Immediate Dredging Needs Covered at Waterways Commission Meeting
After being diverted for emergency dredging in the Hatteras ferry channel, the dredge Merritt was finally back at work Thursday morning at the Connecting Channel in Hatteras Inlet.
To the dismay of charter boat captains and village business owners who had been waiting many anxious months for dredging to begin, the sidecaster dredge had been pulled away just two days after it had started dredging on April 22. The vessel had been sent to clear shoaling at Bigfoot Slough so ferries could get through safely.
As long as the ferry channel remains passable, the work at the Connecting Channel should be able to continue for the next three weeks or so.
“It’s great we’re talking about dredging,” Jim Medlock, U.S. Army Corps of Engineers civil works project manager, said at Monday’s May 8 meeting of the Dare County Waterways Commission. “We really have come a long way in a month.”
The Connecting Channel has been difficult to near impossible to navigate since last year, scaring away recreational boaters and fishing tournament participants, and resulting in losses of charter fishing business in the village.
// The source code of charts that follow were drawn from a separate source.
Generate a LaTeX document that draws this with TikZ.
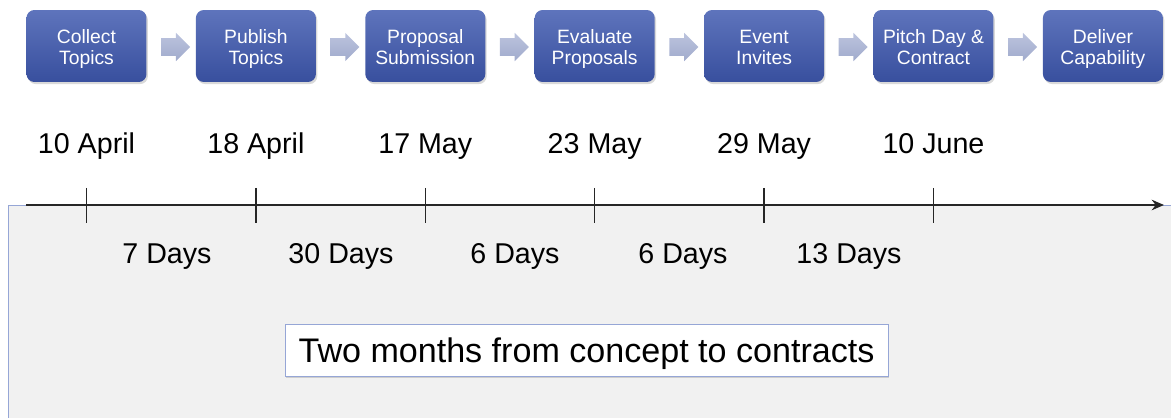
\documentclass[tikz,border=0pt]{standalone}
\usepackage{fontspec}
\setmainfont{Liberation Sans}
\usetikzlibrary{shapes.arrows,shadows,arrows.meta}

\definecolor{boxtop}{RGB}{94,116,188}
\definecolor{boxbot}{RGB}{56,79,158}
\definecolor{flowtop}{RGB}{188,196,222}
\definecolor{flowbot}{RGB}{160,170,204}
\definecolor{panelgray}{RGB}{241,241,241}
\definecolor{panelline}{RGB}{150,166,214}

\begin{document}
\begin{tikzpicture}[x=0.02cm,y=-0.02cm,
  stepbox/.style={rectangle, rounded corners=4.5pt, top color=boxtop, bottom color=boxbot, text=white,
    minimum width=2.4cm, minimum height=1.44cm, align=center, font=\fontsize{11}{12}\selectfont,
    text height=23pt, text depth=2pt,
    drop shadow={opacity=0.3, shadow xshift=0.8pt, shadow yshift=-1.2pt}},
  flow/.style={single arrow, top color=flowtop, bottom color=flowbot, minimum height=0.58cm,
    inner xsep=0pt, inner ysep=4.8pt, single arrow head extend=3.1pt},
  datelabel/.style={font=\fontsize{16.3}{19}\selectfont, text height=11.7pt, text depth=0pt},
  tickline/.style={line width=0.7pt, black!85}]
\useasboundingbox (0,0) rectangle (1171,418);

% grey panel under the time axis
\draw[panelline, fill=panelgray] (8,205) rectangle (1180,430);

% process steps
\node[stepbox] (s1) at (86.5,46) {Collect\\Topics};
\node[stepbox] (s2) at (255.9,46) {Publish\\Topics};
\node[stepbox] (s3) at (425.3,46) {Proposal\\Submission};
\node[stepbox] (s4) at (594.7,46) {Evaluate\\Proposals};
\node[stepbox] (s5) at (764.1,46) {Event\\Invites};
\node[stepbox] (s6) at (933.5,46) {Pitch Day \&\\Contract};
\node[stepbox] (s7) at (1102.9,46) {Deliver\\Capability};

\node[flow] (f1) at (171.2,47) {};
\node[flow] (f2) at (340.6,47) {};
\node[flow] (f3) at (510.0,47) {};
\node[flow] (f4) at (679.4,47) {};
\node[flow] (f5) at (848.8,47) {};
\node[flow] (f6) at (1018.2,47) {};

% dates
\node[datelabel] (d1) at (86.5,143) {10 April};
\node[datelabel] (d2) at (255.9,143) {18 April};
\node[datelabel] (d3) at (425.3,143) {17 May};
\node[datelabel] (d4) at (594.7,143) {23 May};
\node[datelabel] (d5) at (764.1,143) {29 May};
\node[datelabel] (d6) at (933.5,143) {10 June};

% time axis
\coordinate (a0) at (26,205);
\coordinate (a1) at (1164,205);
\draw[line width=1pt, black!85, -{Stealth[length=7pt,width=6pt]}] (a0) -- (a1);
\draw[tickline] (86.5,188) -- (86.5,223);
\draw[tickline] (255.9,188) -- (255.9,223);
\draw[tickline] (425.3,188) -- (425.3,223);
\draw[tickline] (594.7,188) -- (594.7,223);
\draw[tickline] (764.1,188) -- (764.1,223);
\draw[tickline] (933.5,188) -- (933.5,223);

% durations
\node[datelabel] (n1) at (167,253) {7 Days};
\node[datelabel] (n2) at (341,253) {30 Days};
\node[datelabel] (n3) at (515,253) {6 Days};
\node[datelabel] (n4) at (683,253) {6 Days};
\node[datelabel] (n5) at (849,253) {13 Days};

\node[draw=panelline, fill=white, minimum width=12.06cm, minimum height=1.04cm,
  font=\fontsize{19.4}{22}\selectfont, text height=13.9pt, text depth=0pt,
  drop shadow={opacity=0.3, shadow xshift=0.8pt, shadow yshift=-1.2pt}] (sum) at (586.5,350) {Two months from concept to contracts};
\end{tikzpicture}
\end{document}
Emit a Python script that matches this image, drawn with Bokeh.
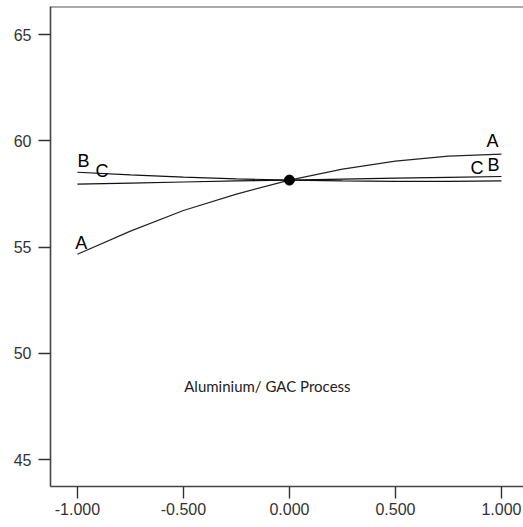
from bokeh.plotting import figure
from bokeh.models import Range1d, Span, FixedTicker, NumeralTickFormatter, ColumnDataSource
from bokeh.core.properties import value
from bokeh.embed import file_html
from bokeh.resources import INLINE

# Perturbation plot: deviation from reference point (coded units) vs response
x_dev = [-1.0, -0.75, -0.5, -0.25, 0.0, 0.25, 0.5, 0.75, 1.0]
factor_a = [54.66, 55.75, 56.72, 57.49, 58.15, 58.67, 59.04, 59.28, 59.37]
factor_b = [58.52, 58.40, 58.29, 58.21, 58.15, 58.11, 58.09, 58.09, 58.11]
factor_c = [57.96, 58.01, 58.06, 58.11, 58.15, 58.20, 58.24, 58.28, 58.32]

ref_x = [0.0]
ref_y = [58.15]

x_ticks = [-1.0, -0.5, 0.0, 0.5, 1.0]
y_ticks = [45, 50, 55, 60, 65]

title_text = "Aluminium/ GAC Process"

p = figure(width=523, height=527, output_backend="svg", toolbar_location=None,
           x_range=Range1d(-1.127, 1.104), y_range=Range1d(43.73, 66.32),
           min_border_left=50, min_border_right=0, min_border_top=6, min_border_bottom=41)
p.background_fill_color = "white"
p.border_fill_color = "white"
p.outline_line_color = None
p.grid.visible = False

for ax in (p.xaxis[0], p.yaxis[0]):
    ax.axis_line_color = "#444444"
    ax.axis_line_width = 1.6
    ax.major_tick_line_color = "#333333"
    ax.major_tick_line_width = 1.4
    ax.major_tick_in = 0
    ax.major_tick_out = 12
    ax.minor_tick_line_color = None
    ax.major_label_text_font = "Liberation Sans"
    ax.major_label_text_font_size = "16px"
    ax.major_label_text_color = "#333333"

p.xaxis.ticker = FixedTicker(ticks=x_ticks)
p.xaxis.formatter = NumeralTickFormatter(format="0.000")
p.xaxis.major_label_standoff = 4
p.yaxis.ticker = FixedTicker(ticks=y_ticks)
p.yaxis.major_label_standoff = 7

# top edge of the frame
p.add_layout(Span(location=66.32, dimension="width", line_color="#555555", line_width=2))

p.line(x_dev, factor_a, line_color="#222222", line_width=1.2)
p.line(x_dev, factor_b, line_color="#111111", line_width=1.2)
p.line(x_dev, factor_c, line_color="#111111", line_width=1.2)
p.scatter(ref_x, ref_y, size=10, color="black")

# factor letters at both ends of each trace
lbl = ColumnDataSource(dict(
    x=[-1.0, -0.915, -1.01, 0.929, 0.854, 0.934],
    y=[59.07, 58.60, 55.21, 59.97, 58.74, 58.84],
    t=["B", "C", "A", "A", "C", "B"],
))
p.text(x="x", y="y", text="t", source=lbl, text_font=value("Liberation Sans"),
       text_font_size="18px", text_color="black", text_baseline="alphabetic",
       text_align="left")

p.text(x=[-0.104], y=[48.44], text=[title_text], text_font=value("Lato"),
       text_font_size="15px", text_color="#222222", text_align="center",
       text_baseline="middle")

open("out.html", "w").write(file_html(p, INLINE))
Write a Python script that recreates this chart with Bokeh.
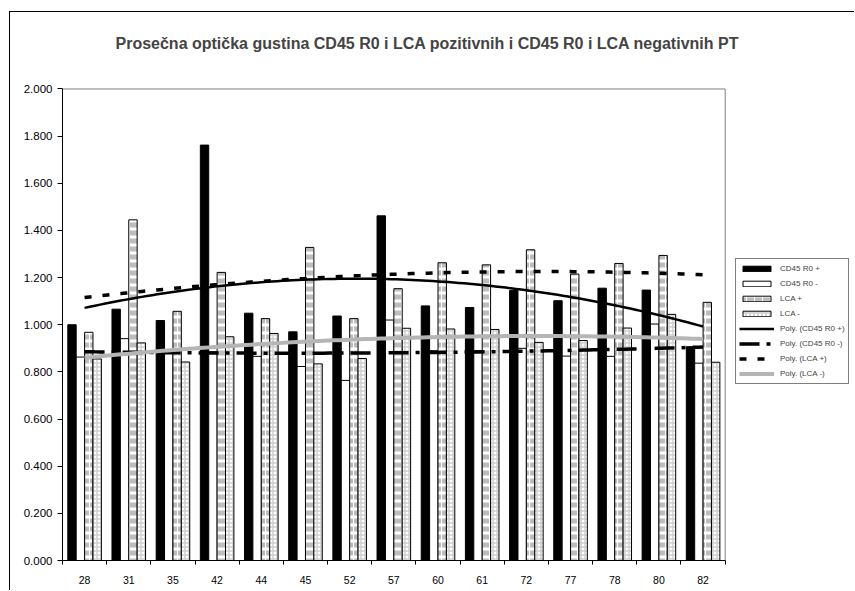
import numpy as np
from bokeh.plotting import figure
from bokeh.models import (ColumnDataSource, Range1d, FixedTicker, NumeralTickFormatter,
                          Legend, LegendItem, Title)
from bokeh.transform import dodge
from bokeh.embed import file_html
from bokeh.resources import INLINE

# ---- data ----
categories = ["28", "31", "35", "42", "44", "45", "52", "57", "60", "61", "72", "77", "78", "80", "82"]
cd45_pos = [1.000, 1.066, 1.018, 1.762, 1.049, 0.970, 1.037, 1.462, 1.080, 1.073, 1.145, 1.102, 1.155, 1.147, 0.907]
cd45_neg = [0.863, 0.941, 0.883, 0.885, 0.866, 0.823, 0.764, 1.020, 0.890, 0.890, 0.900, 0.867, 0.866, 1.003, 0.837]
lca_pos = [0.968, 1.445, 1.057, 1.222, 1.026, 1.328, 1.026, 1.153, 1.263, 1.254, 1.318, 1.215, 1.260, 1.294, 1.095]
lca_neg = [0.855, 0.923, 0.842, 0.949, 0.963, 0.834, 0.857, 0.985, 0.982, 0.980, 0.925, 0.933, 0.986, 1.044, 0.841]
y_ticks = [0.0, 0.2, 0.4, 0.6, 0.8, 1.0, 1.2, 1.4, 1.6, 1.8, 2.0]
y_max = 2.0
title_text = "Prosečna optička gustina CD45 R0 i LCA pozitivnih i CD45 R0 i LCA negativnih PT"

n = len(categories)
x = np.arange(1, n + 1)
source = ColumnDataSource(dict(x=x, cd45_pos=cd45_pos, cd45_neg=cd45_neg,
                               lca_pos=lca_pos, lca_neg=lca_neg))

FONT = "Liberation Sans"

# frame spans to the right edge so that the legend (drawn inside the frame) is not clipped
p = figure(width=845, height=579, x_range=Range1d(0.5, 18.45), y_range=Range1d(0, 2.019),
           output_backend="svg", toolbar_location=None,
           min_border_left=52, min_border_right=0, min_border_top=72, min_border_bottom=31)
p.styles = {"margin-left": "10px", "margin-top": "12px",
            "box-shadow": "-1px -1px 0 0 black"}

# real title, with a spacer title between it and the frame
p.title.text = title_text
p.title.align = "left"
p.title.offset = 53
p.title.text_font = FONT
p.title.text_font_size = "16px"
p.title.text_font_style = "bold"
p.title.standoff = 0
spacer = Title(text=" ", text_font_size="1px", standoff=30)
p.add_layout(spacer, "above")

p.xgrid.visible = False
p.ygrid.visible = False
p.outline_line_color = None
p.background_fill_color = "white"
p.border_fill_color = "white"

# plot-area border (gray, top and right)
p.segment(x0=[0.5, n + 0.5], y0=[y_max, 0], x1=[n + 0.5, n + 0.5], y1=[y_max, y_max],
          line_color="#808080", line_width=1)

# ---- bars ----
w = 0.19
r1 = p.vbar(x=dodge("x", -0.285), top="cd45_pos", width=w, source=source,
            fill_color="black", line_color="black", line_width=1)
r2 = p.vbar(x=dodge("x", -0.095), top="cd45_neg", width=w, source=source,
            fill_color="white", line_color="black", line_width=1)
r3 = p.vbar(x=dodge("x", 0.095), top="lca_pos", width=w, source=source,
            fill_color="white", line_color="black", line_width=1,
            hatch_pattern="horizontal_dash", hatch_color="#bdbdbd", hatch_scale=8, hatch_weight=5)
r4 = p.vbar(x=dodge("x", 0.285), top="lca_neg", width=w, source=source,
            fill_color="white", line_color="black", line_width=1,
            hatch_pattern="cross", hatch_color="#cfcfcf", hatch_scale=4, hatch_weight=1.5)

# ---- polynomial (order 2) trend lines, as in the spreadsheet ----
xf = np.linspace(1, n, 120)
def trend(vals):
    c = np.polyfit(x, vals, 2)
    return np.polyval(c, xf)

l1 = p.line(xf, trend(cd45_pos), line_color="black", line_width=2.5)
l2 = p.line(xf, trend(cd45_neg), line_color="black", line_width=3.5, line_dash="20 7 4 7")
l3 = p.line(xf, trend(lca_pos), line_color="black", line_width=3.5, line_dash="7 11")
l4 = p.line(xf, trend(lca_neg), line_color="#b5b5b5", line_width=4)

# ---- axes ----
p.xaxis.bounds = (0.5, n + 0.5)
p.xaxis.ticker = FixedTicker(ticks=list(x), minor_ticks=list(np.arange(0.5, n + 1, 1.0)))
p.xaxis.major_label_overrides = {int(i): c for i, c in zip(x, categories)}
p.xaxis.major_tick_out = 0
p.xaxis.major_tick_in = 0
p.xaxis.minor_tick_out = 4
p.xaxis.minor_tick_in = 0
p.xaxis.axis_line_color = "black"
p.xaxis.minor_tick_line_color = "black"
p.xaxis.major_label_text_font = FONT
p.xaxis.major_label_text_font_size = "10.5px"
p.xaxis.major_label_text_color = "black"
p.xaxis.major_label_standoff = 11

p.yaxis.bounds = (0, y_max)
p.yaxis.ticker = FixedTicker(ticks=y_ticks)
p.yaxis.formatter = NumeralTickFormatter(format="0.000")
p.yaxis.major_tick_out = 5
p.yaxis.major_tick_in = 0
p.yaxis.minor_tick_line_color = None
p.yaxis.axis_line_color = "black"
p.yaxis.major_tick_line_color = "black"
p.yaxis.major_label_text_font = FONT
p.yaxis.major_label_text_font_size = "11.5px"
p.yaxis.major_label_text_color = "black"
p.yaxis.major_label_standoff = 5

# ---- legend ----
legend = Legend(items=[
    LegendItem(label="CD45 R0 +", renderers=[r1]),
    LegendItem(label="CD45 R0 -", renderers=[r2]),
    LegendItem(label="LCA +", renderers=[r3]),
    LegendItem(label="LCA -", renderers=[r4]),
    LegendItem(label="Poly. (CD45 R0 +)", renderers=[l1]),
    LegendItem(label="Poly. (CD45 R0 -)", renderers=[l2]),
    LegendItem(label="Poly. (LCA +)", renderers=[l3]),
    LegendItem(label="Poly. (LCA -)", renderers=[l4]),
], location=(673, 176))
legend.glyph_width = 35
legend.glyph_height = 7
legend.label_height = 13
legend.spacing = 2
legend.padding = 3
legend.margin = 0
legend.label_standoff = 6
legend.label_text_font = FONT
legend.label_text_font_size = "8px"
legend.border_line_color = "black"
legend.border_line_width = 1
legend.background_fill_alpha = 1
p.add_layout(legend)

open("out.html", "w").write(file_html(p, INLINE))
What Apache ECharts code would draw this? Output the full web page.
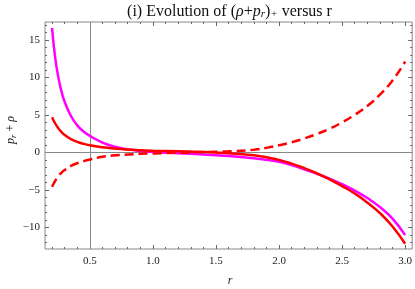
<!DOCTYPE html>
<html><head><meta charset="utf-8">
<script src="https://cdn.jsdelivr.net/npm/echarts@6/dist/echarts.min.js"></script>
<style>html,body{margin:0;padding:0;background:#fff}#c{width:415px;height:289px}</style>
</head><body><div id="c"></div>
<script>
const r = [0.2,0.225,0.25,0.275,0.3,0.35,0.4,0.45,0.5,0.6,0.7,0.8,0.9,1.0,1.2,1.4,1.6,1.8,1.9,2.0,2.1,2.2,2.3,2.4,2.5,2.6,2.7,2.8,2.9,3.0];
const magenta = [16.6,12.6,10.0,8.1,6.75,4.85,3.6,2.78,2.2,1.3,0.75,0.4,0.18,0.05,-0.12,-0.28,-0.48,-0.8,-1.0,-1.25,-1.7,-2.25,-2.85,-3.5,-4.25,-5.1,-6.1,-7.3,-8.85,-11.05];
const redSolid = [4.7,3.85,3.2,2.7,2.32,1.77,1.4,1.14,0.95,0.68,0.5,0.37,0.28,0.22,0.14,0.04,-0.12,-0.4,-0.65,-1.0,-1.5,-2.1,-2.8,-3.6,-4.5,-5.5,-6.7,-8.1,-9.9,-12.2];
const redDashed = [-4.6,-3.8,-3.2,-2.7,-2.35,-1.8,-1.45,-1.17,-0.95,-0.6,-0.4,-0.28,-0.2,-0.14,-0.06,0.04,0.14,0.35,0.6,0.95,1.35,1.85,2.45,3.15,4.0,5.0,6.2,7.7,9.6,12.1];
const xTicks = [0.5,1.0,1.5,2.0,2.5,3.0];
const xMinor = [0.2,0.3,0.4,0.6,0.7,0.8,0.9,1.1,1.2,1.3,1.4,1.6,1.7,1.8,1.9,2.1,2.2,2.3,2.4,2.6,2.7,2.8,2.9];
const yTicks = [-10,-5,0,5,10,15];
const yMinor = [-12,-11,-9,-8,-7,-6,-4,-3,-2,-1,1,2,3,4,6,7,8,9,11,12,13,14,16,17];
const xMin = 0.144, xMax = 3.056, yMin = -12.9, yMax = 17.4;

const serif = '"Liberation Serif","DejaVu Serif",serif';
const pair = a => r.map((x,i)=>[x,a[i]]);
const fmtY = v => v < 0 ? '\u2212' + Math.abs(v) : String(v);

function xa(pos, vals, len, labels){
  return {type:'value', position:pos, min:xMin, max:xMax,
    axisLine:{show:false, onZero:false}, splitLine:{show:false},
    axisTick:{show:true, inside:true, length:len, customValues:vals, lineStyle:{color:'#666',width:1}},
    axisLabel:labels ? {show:true, customValues:vals, formatter:v=>v.toFixed(1), margin:7, fontSize:11, fontFamily:serif, color:'#222'} : {show:false}};
}
function ya(pos, vals, len, labels){
  return {type:'value', position:pos, min:yMin, max:yMax,
    axisLine:{show:false, onZero:false}, splitLine:{show:false},
    axisTick:{show:true, inside:true, length:len, customValues:vals, lineStyle:{color:'#666',width:1}},
    axisLabel:labels ? {show:true, customValues:vals, formatter:fmtY, margin:5, fontSize:11, fontFamily:serif, color:'#222'} : {show:false}};
}

const chart = echarts.init(document.getElementById('c'), null, {renderer:'canvas'});
chart.setOption({
  animation:false,
  grid:{left:45, right:1, top:22, bottom:40, show:true, borderColor:'#888', borderWidth:1, backgroundColor:'transparent'},
  xAxis:[xa('bottom', xTicks, 4, true), xa('bottom', xMinor, 2, false), xa('top', xTicks, 4, false), xa('top', xMinor, 2, false)],
  yAxis:[ya('left', yTicks, 4, true), ya('left', yMinor, 2, false), ya('right', yTicks, 4, false), ya('right', yMinor, 2, false)],
  series:[
    {type:'line', data:pair(magenta), smooth:0.5, showSymbol:false, z:3,
     lineStyle:{color:'#ff00ff', width:2.5},
     markLine:{silent:true, z:1, symbol:['none','none'], label:{show:false}, animation:false,
       lineStyle:{color:'#888', width:1, type:'solid'}, emphasis:{disabled:true},
       data:[{xAxis:0.5},{yAxis:0}]}},
    {type:'line', data:pair(redSolid), smooth:0.5, showSymbol:false, z:4,
     lineStyle:{color:'#ff0000', width:2.5}},
    {type:'line', data:pair(redDashed), smooth:0.5, showSymbol:false, z:4,
     lineStyle:{color:'#ff0000', width:2.5, type:[9,5]}}
  ],
  graphic:[
    {type:'text', x:229.5, y:12, style:{
      text:'(i) Evolution of ({i|\u03c1}+{i|p}{s|r}){s|+} versus r',
      fontFamily:serif, fontSize:16, fill:'#111', align:'center', verticalAlign:'middle',
      rich:{i:{fontStyle:'italic', fontFamily:serif, fontSize:16, fill:'#111'},
            s:{fontStyle:'italic', fontFamily:serif, fontSize:11, fill:'#111', verticalAlign:'bottom', lineHeight:12, padding:[7,0,0,0]}}}},
    {type:'text', x:11, y:130, rotation:Math.PI/2, style:{
      text:'{i|p}{s|r} + {i|\u03c1}', fontFamily:serif, fontSize:12, fill:'#222', align:'center', verticalAlign:'middle',
      rich:{i:{fontStyle:'italic', fontFamily:serif, fontSize:12, fill:'#222'},
            s:{fontStyle:'italic', fontFamily:serif, fontSize:9, fill:'#222', verticalAlign:'bottom', padding:[5,0,0,0]}}}},
    {type:'text', x:230, y:281, style:{text:'r', fontFamily:serif, fontStyle:'italic', fontSize:12, fill:'#222', align:'center', verticalAlign:'middle'}}
  ]
});
</script></body></html>
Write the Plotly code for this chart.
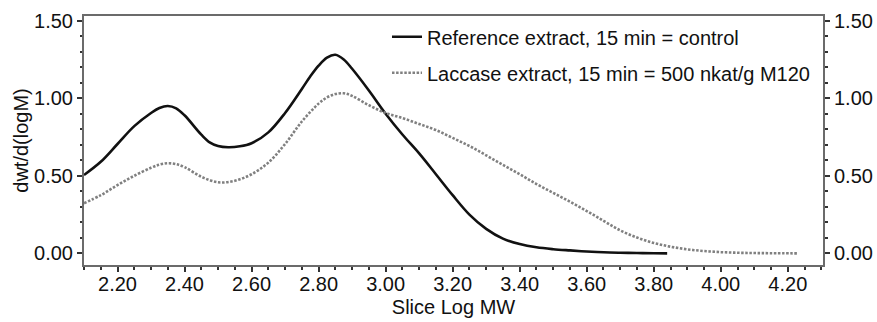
import plotly.graph_objects as go

# Slice Log MW (x) and dwt/d(logM) (y)
ref_x = [2.10, 2.15, 2.20, 2.25, 2.30, 2.325, 2.35, 2.375, 2.40, 2.45, 2.475, 2.50, 2.53, 2.565,
         2.60, 2.65, 2.70, 2.75, 2.775, 2.80, 2.825, 2.85, 2.875, 2.90, 2.95, 3.00, 3.05, 3.10,
         3.15, 3.20, 3.25, 3.30, 3.35, 3.40, 3.45, 3.50, 3.55, 3.60, 3.65, 3.70, 3.75, 3.80, 3.84]
ref_y = [0.505, 0.59, 0.705, 0.82, 0.905, 0.937, 0.95, 0.935, 0.89, 0.765, 0.715, 0.692, 0.684, 0.69,
         0.71, 0.78, 0.905, 1.06, 1.14, 1.21, 1.262, 1.28, 1.25, 1.19, 1.05, 0.90, 0.766, 0.644,
         0.51, 0.375, 0.25, 0.158, 0.095, 0.06, 0.039, 0.027, 0.019, 0.012, 0.007, 0.004, 0.002, 0.001, 0.0]

lac_x = [2.10, 2.15, 2.20, 2.25, 2.30, 2.325, 2.35, 2.375, 2.40, 2.45, 2.50, 2.55, 2.60, 2.65,
         2.70, 2.75, 2.80, 2.825, 2.85, 2.875, 2.90, 2.95, 3.00, 3.05, 3.10, 3.15, 3.20, 3.25,
         3.30, 3.35, 3.40, 3.45, 3.50, 3.55, 3.60, 3.65, 3.70, 3.75, 3.80, 3.85, 3.90, 3.95,
         4.00, 4.05, 4.10, 4.15, 4.23]
lac_y = [0.323, 0.375, 0.44, 0.50, 0.552, 0.572, 0.581, 0.575, 0.556, 0.494, 0.458, 0.468, 0.51, 0.585,
         0.705, 0.85, 0.965, 1.005, 1.027, 1.032, 1.015, 0.955, 0.905, 0.872, 0.834, 0.795, 0.744, 0.692,
         0.632, 0.57, 0.51, 0.447, 0.39, 0.333, 0.273, 0.21, 0.148, 0.102, 0.067, 0.043, 0.026, 0.015,
         0.008, 0.004, 0.002, 0.001, 0.0]

ref_name = "Reference extract, 15 min = control"
lac_name = "Laccase extract, 15 min = 500 nkat/g M120"

x_ticks = [2.2, 2.4, 2.6, 2.8, 3.0, 3.2, 3.4, 3.6, 3.8, 4.0, 4.2]
y_ticks = [0.0, 0.5, 1.0, 1.5]

FONT = "Liberation Sans, Arial, sans-serif"
AX = "#6b6b6b"
TK = "#333333"

fig = go.Figure()
fig.add_trace(go.Scatter(x=ref_x, y=ref_y, mode="lines", name=ref_name, legendgroup="a",
                         line=dict(color="#111111", width=2.6, shape="spline", smoothing=1.0)))
fig.add_trace(go.Scatter(x=lac_x, y=lac_y, mode="lines", name=lac_name, legendgroup="b",
                         yaxis="y2",
                         line=dict(color="#808080", width=2.6, shape="spline", smoothing=1.0,
                                   dash="2.5px,1.6px")))

yrange = [-0.075, 1.53]
yax_common = dict(range=yrange, tickvals=y_ticks, tickformat=".2f", showline=True, linecolor=AX,
                  linewidth=2, ticks="outside", ticklen=5, tickwidth=1.6, tickcolor=TK,
                  showgrid=False, zeroline=False, tickfont=dict(size=20, color="#111", family=FONT),
                  minor=dict(dtick=0.1, tick0=0, ticks="outside", ticklen=2.5, tickwidth=2,
                             tickcolor=TK, showgrid=False),
                  automargin=False, fixedrange=True)

fig.update_layout(
    width=877, height=322,
    margin=dict(l=84, r=54, t=16, b=57),
    paper_bgcolor="white", plot_bgcolor="white",
    font=dict(family=FONT, size=20, color="#111"),
    showlegend=True,
    legend=dict(x=0.41, y=0.995, xanchor="left", yanchor="top", bgcolor="rgba(0,0,0,0)",
                borderwidth=0, tracegroupgap=7, font=dict(size=20, family=FONT, color="#111")),
    xaxis=dict(range=[2.10, 4.305], tickvals=x_ticks, tickformat=".2f", showline=True,
               linecolor=AX, linewidth=2, mirror=True, ticks="outside", ticklen=5, tickwidth=1.6,
               tickcolor=TK, showgrid=False, zeroline=False, automargin=False,
               ticklabelstandoff=-5,
               tickfont=dict(size=20, color="#111", family=FONT),
               minor=dict(dtick=0.05, tick0=2.1, ticks="outside", ticklen=3, tickwidth=2,
                          tickcolor=TK, showgrid=False),
               title=dict(text="Slice Log MW", font=dict(size=20, family=FONT, color="#111"),
                          standoff=6)),
    yaxis=dict(**yax_common, side="left",
               title=dict(text="dwt/d(logM)", font=dict(size=20, family=FONT, color="#111"),
                          standoff=0)),
    yaxis2=dict(**yax_common, side="right", overlaying="y", anchor="x"),
)

fig.write_html("out.html")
Medlock had helped secure an agreement with Dare County and the state for the Corps to dredge the Connecting Channel, a non-federal channel, which was finally signed last month after a slow crawl between federal, state and county offices that began last August.
A state permit for the 21-day project was extended until June 15, Medlock said, and the signed Corps permit extension is expected any day. The agreement provides up to $2 million from the state through April 2018. So far, he said, the Corps has been paid $500,000, but that amount includes a cushion beyond the anticipated cost of the current project.
Joen Petersen, Corps chief of floating plants, said there is only about 2- to 3-feet of water in sections of the channel. The Merritt, with a 5-foot draft, has to essentially dredge a path into the shoal before it can do the actual channel dredging, which will start on the west end.
Peterson said the channel would be dredged to the controlling depth of 8 feet and a width of about 100 feet, although the permit would allow as much as 12 feet and 150 feet, respectively.
“I don’t think that’s a realistic thing at this point,” he said.
But members of the commission were just happy that work is – at last – underway, and hopes are high that the channel will be clear in time for fishing tournament season.
“We’re not running there right now,” Steve “Creature” Coulter, a Hatteras charter boat captain and commission member, told Peterson. “We’re going to leave you alone and let you have your way.”
Another persistent shoaling problem – by the breakwater at the mouth of Hatteras Harbor – also may be able to be addressed in the near future. Over the last few months, increasing alarm about the situation has been expressed by several commission members.
“It is getting worse,” commissioner Ernie Foster, a Hatteras charter captain said on Monday. “We can sit here and say we need to do something, but unless we actually do something, that harbor will be closed in two years.”
After some back and forth discussion, it appeared that the solution could be found in another Corps project planned in Hatteras Inlet.
As Medlock reviewed details of four interior channel dredge projects that Corps is planning to do this winter at Shallowbag Bay (Oregon Inlet), Silver Lake Harbor in Ocracoke, Atlantic Harbor (Carteret County); and Rollinson Channel, the question was raised whether the breakwater at Hatteras Harbor could be included in the Rollinson Channel project.
“That’s where our 1,500-foot channel would begin,” Medlock responded. .
In a later telephone interview, Medlock said “that’s something we’re going to be looking at as part of the Rollinson project.”
The projects, or at least portions of them, will be grouped under one contract, Medlock told commissioners, which would be offered for bid from small business contractors in August. Funds would be secured from the federal budget that was recently passed, he said, with costs estimated at $5 million to $10 million.
Medlock said that potentially there could be additional funds that become available from the shallow draft navigation program.
But for the time being, most of the focus will remain on getting the Connecting Channel dredged before summer.
Danny Couch, a Waterways Commission member who also represents Hatteras Island on the Dare County Board of Commissioners, said everyone will breathe easier once the Merritt finishes the job next month.
“Hopefully,” he said, “the moon and stars will line up and this will be a happy day in June.”
The next meeting of the Dare County Waterways Commission is scheduled to be held at 7 p.m on June 12 at the Fessenden Center in Buxton.